1 Introduction

This document accompanies the workshop Dataset creation, publishing and maintenance: Practices, solutions and open questions, taught by me, Niko Partanen, in Baltic Summer School of Digital Humanities 2021: “Digital Methods in Humanities and Social Sciences.”

The goal is to discuss the current situation and best practices of research data management and publishing, with the practical portion where we go through with examples how to publish research data in Zenodo through GitHub integration.

These materials may be eventually turned into something that has more emphasis on linguistic work, as that’s what I still know the best, but I’m also very happy to get comments that would help make it more suited for digital humanists and others.

1.1 Slides

The workshop taught based on these materials is currently split into three lecture modules, which are:

  1. Introduction, FAIR & Open Access
  2. Zenodo, GitHub & different publishing methods
  3. Creating and maintaining a dataset

These slides are more less continuously living until the workshop, and will be saved when it is over.

1.2 Instructors background

I’m a doctoral student in the University of Helsinki in the Department of Finnish, Finno-Ugrian and Scandinavian Studies.
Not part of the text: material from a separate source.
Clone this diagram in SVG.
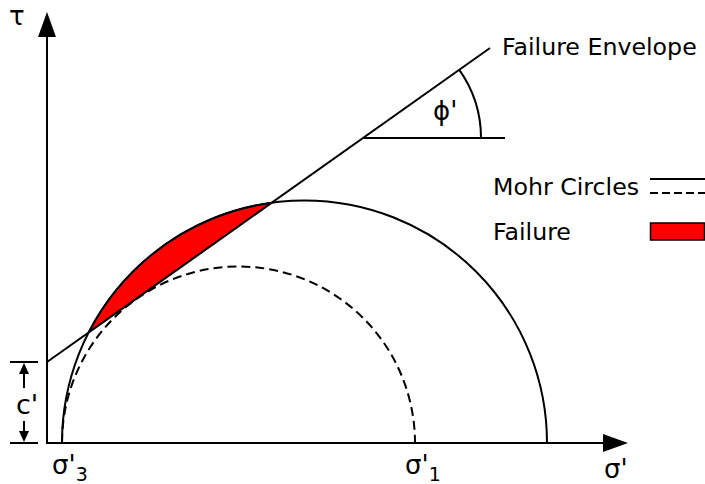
<svg xmlns="http://www.w3.org/2000/svg" width="705" height="484" viewBox="0 0 705 484">
<defs>
<style>
.ln{fill:none;stroke:#000;stroke-width:2}
.ds{fill:none;stroke:#000;stroke-width:2;stroke-dasharray:9,5}
.t{font-family:"DejaVu Sans","Verdana",sans-serif;font-size:23.7px;fill:#000}
.g{font-family:"DejaVu Sans","Verdana",sans-serif;font-size:26px;fill:#000}
.sub{font-size:19px}
</style>
</defs>
<rect width="705" height="484" fill="#fff"/>
<g id="failure-zone">
<path d="M88.6 332.5 A242.5 242.5 0 0 1 271.7 202.7 Z" fill="#ff0000" stroke="#000" stroke-width="1.5"/>
</g>
<g id="circles">
<path class="ln" d="M62 443 A242.5 242.5 0 0 1 547 443"/>
<path class="ds" d="M62 443 A176.5 176.5 0 0 1 415 443"/>
</g>
<g id="axes">
<line class="ln" x1="47" y1="443" x2="47" y2="36"/>
<polygon points="47,12 38,37 56,37" fill="#000"/>
<line class="ln" x1="46" y1="443" x2="604" y2="443"/>
<polygon points="628,443 603,434 603,452" fill="#000"/>
</g>
<g id="envelope">
<line class="ln" x1="47" y1="362" x2="490" y2="48"/>
<line class="ln" x1="363" y1="138" x2="505" y2="138"/>
<path class="ln" d="M481 138 A118 118 0 0 0 459.3 69.8"/>
</g>
<g id="cohesion">
<line class="ln" x1="10" y1="362" x2="38" y2="362"/>
<line class="ln" x1="10" y1="443" x2="38" y2="443"/>
<line class="ln" x1="24" y1="372" x2="24" y2="388"/>
<polygon points="24,363 19,374 29,374" fill="#000"/>
<line class="ln" x1="24" y1="421" x2="24" y2="433"/>
<polygon points="24,442 19,431 29,431" fill="#000"/>
</g>
<g id="legend">
<line class="ln" x1="650" y1="179" x2="705" y2="179"/>
<line x1="650" y1="193" x2="705" y2="193" stroke="#000" stroke-width="2" stroke-dasharray="8,4"/>
<rect x="650.5" y="223" width="54" height="17" fill="#ff0000" stroke="#000" stroke-width="1.5"/>
</g>
<g id="labels">
<text class="g" x="9" y="25">τ</text>
<text class="t" x="502" y="55">Failure Envelope</text>
<text class="g" x="433" y="120">ϕ'</text>
<text class="t" x="493" y="195">Mohr Circles</text>
<text class="t" x="493" y="240">Failure</text>
<text class="t" x="16" y="414" style="font-size:27px">c'</text>
<text class="g" x="52" y="474">σ'<tspan class="sub" dy="7">3</tspan></text>
<text class="g" x="405" y="474">σ'<tspan class="sub" dy="7">1</tspan></text>
<text class="g" x="604" y="478">σ'</text>
</g>
</svg>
In my PhD my research topic is grammatical, geographic and sociolinguistic variation in Komi language. Komi is an endangered Uralic language spoken in Russia. It is distantly related to languages such as Finnish and Estonian. I’m planning to defend my PhD in March / April 2022. This has been a moving window, but now it is time to close it.

Besides my PhD I’ve engaged in various different activities. I have worked for a long period in Germany and France, mainly in research related positions, but at times in more research or research infrastructure oriented tasks. I’ve also worked and collaborated with various archives, and have used various archival materials in my research. I know particularly well the Tape Archive of the Finnish Language, located in the Institute for Languages of Finland.

These earlier works have led to various research tracks that aren’t directly connected to my PhD. In my earlier project our team focused to integrating language technology better into language documentation workflows, and there are currently multiple collaborations where I continue this work. Our project also worked with archiving various linguistic datasets. I know text recognition technologies very well, and have participated to projects where different linguistic publications or manuscripts have been converted into searchable materials. I’ve also worked extensively with speech recognition technologies, and most recently with keyword spotting from audio. Since 2017 I’ve been actively contributing to the Universal Dependencies project, and remain responsible for two Komi treebanks.

I have fairly strong programming background in both R and Python. I like to use them in data analysis and visualization, but I’ve learned that I don’t want to be responsible of system critical software infrastructure.

1.3 Instructors limitations

From this point of departure I have good experience in managing linguistic datasets, both written and spoken, and including audio and video. I have been negotiating the re-publishing permissions for some old materials, and also collaborated with archives to clarify whether various resources can be made available or not. In the same vein, I have not personally collected new spoken data since 2016, and I have not worked with data that is collected for purposes of social sciences, for example. I have very limited experience from survey data.

So I consider myself mainly a linguist who likes to integrate the existing materials into our contemporary resources, mainly because it feels useless and disrespectful to collect new research materials as if tons of work would had not been done before us. At the same time, if I argue that this is a good approach, I also consider that I have to make my own materials accessible in a particularly suitable way. Besides linguistic research I’m also interested more widely how language is used in communication and interaction, and about the social processes related to the language, especially in endangered language context. In my MA studies I worked with the language shift in Komi and Karelia, and do plan to return to these topics eventually as well. I also find large historical text corpora very promising for further research, and have been extending my scope also to that direction.

Additionally, my point of departure in this workshop material is that we have to get these things done. It is important to store and share research data appropriately, and lots of things are still in flux. As will be discussed, we often operate with relatively abstract notions and concepts, and if you really want to get a clear answer, nobody is there to provide that. So we have to navigate somehow in this unclear space. And we can do it. But I think the mindset we need for this is also pretty specific. At times when one reads about metadata and data reuse a picture inevitably emerges where we describe and build these things for some machine to monch away automatically. Automatization, machine readability, reproducibility, these are all terms commonly discussed.

However, I don’t think this is not really the point. We are experts of our own fields, doing very specific research datasets as parts of wider research communities. Research datasets are not only automatic targets of metadata harvesters, but actively used research artefacts in our professional community, and widely discussed also at this level. The goal is not to make some technical apparatus run perfectly, but to advance our scientific work, and together move toward better practices and conventions. And because most likely new users of our research datasets are also researchers themselves, it can be much more useful not to try to cater some needs we think there are, but to provide bit rough and messy data that worked for us, and let others build upon it.